Wie lassen sich die Afghanen, die schon hier leben und jetzt nicht zurückkönnen, besser integrieren? In Berlin gab es kürzlich einen aufsehenerregenden Mord an einer jungen Frau durch Familienmitglieder, weil sie westlich leben wollte.
Ich bin mir sicher, dass durchaus nun Menschen nach Afghanistan zurückkönnen, die vor wenigen Wochen verfolgt worden wären. Aber grundsätzlich gilt, dass gerade junge Menschen klare Werte und Normen brauchen, um nicht in Kriminalität oder ideologischen Extremismus abzurutschen. Wenn wir diese Menschen allein lassen, wenn wir ihnen nicht vermitteln, dass sie eine Chance haben, an unseren Werten des Grundgesetzes – mit allen Rechten und Pflichten – teilzunehmen, werden sie sich in einer sozialen Untergruppe einrichten – und diese mit aller Macht gegen vermeintliche Erosionen – Kontrollverlust – verteidigen. Die Mörder – und das ist das Tragische, denn das hat sicher niemand gewollt – sind das Ergebnis einer Laissez-faire-Haltung in der Integrationspolitik, die den Eindruck vermittelt hat, man könne in Deutschland nach seinen eigenen „Regeln“ leben.
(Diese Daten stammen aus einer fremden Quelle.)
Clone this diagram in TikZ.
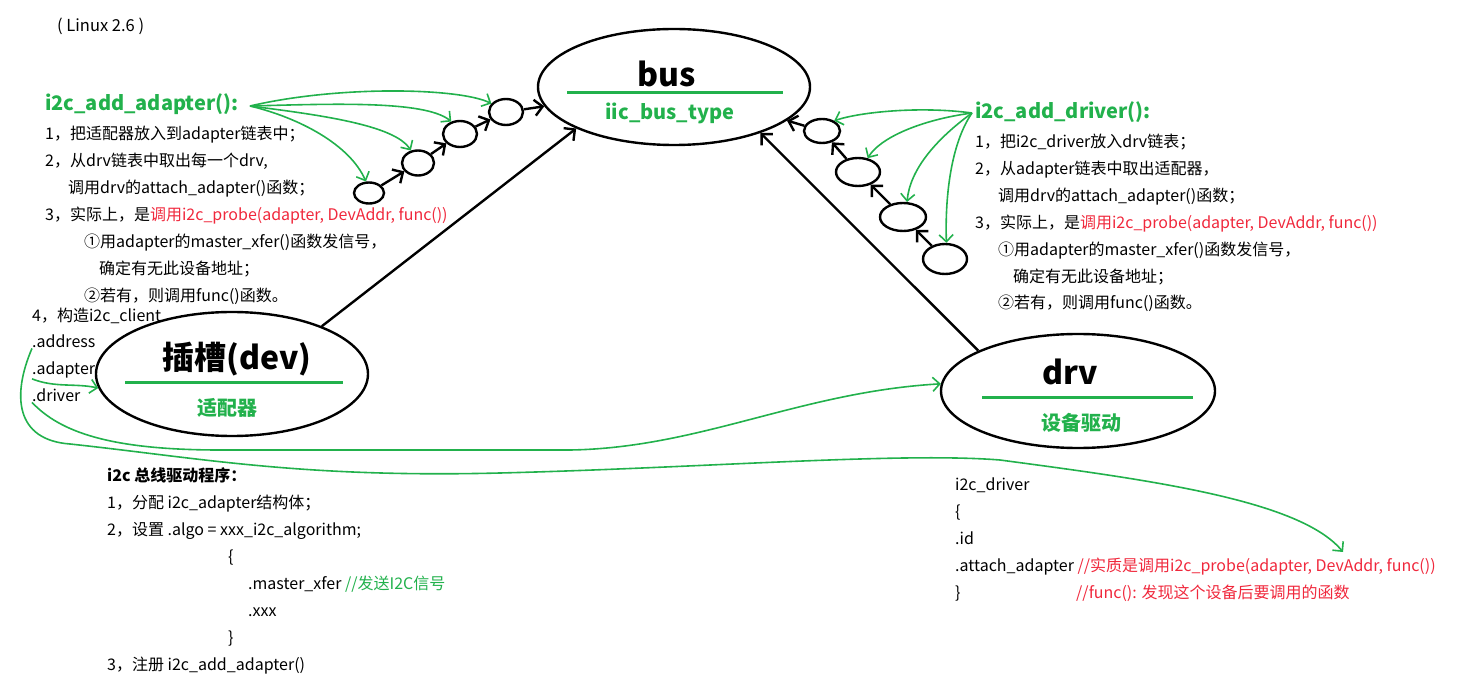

Die Berliner Senatorin Breitenbach wollte in diesem Zusammenhang nur über „Männergewalt“ diskutieren, und lehnt eine Debatte über kulturelle Probleme ab. Was muss sich an der öffentlichen Diskussion in Deutschland jetzt ändern?
Die Integrationssenatorin Breitenbach, deren Vetter Harald Wolf Vizepräsident des Arbeitersamariterbundes ist, der Flüchtlingsunterkünfte betreibt? Wie überall auch müssen wir von der ideologischen Blindheit zunächst einmal zur nüchternen Vernunft kommen und die Tatsachen betrachten: Mehr als ein Drittel der Tatverdächtigen bei Sexualdelikten 2020 in Berlin hatte keine deutsche Staatsangehörigkeit – also weitaus mehr als der Anteil an der Bevölkerung. Bei den Tötungsdelikten liegt der Anteil der nichtdeutschen Tatverdächtigen sogar bei über 45 Prozent. Das sind empirisch schlichte Tatsachen, deren Ursache man ergründen muss, um zukünftige Taten zu verhindern. Wer sich weigert, diese Ursachenforschung zu betreiben, muss auch für die Folgen dieser Weigerung die Verantwortung übernehmen. Ich halte das gegenüber den zahlreichen Opfern von Gewalt- und Sexualdelikten für völlig verantwortungslos!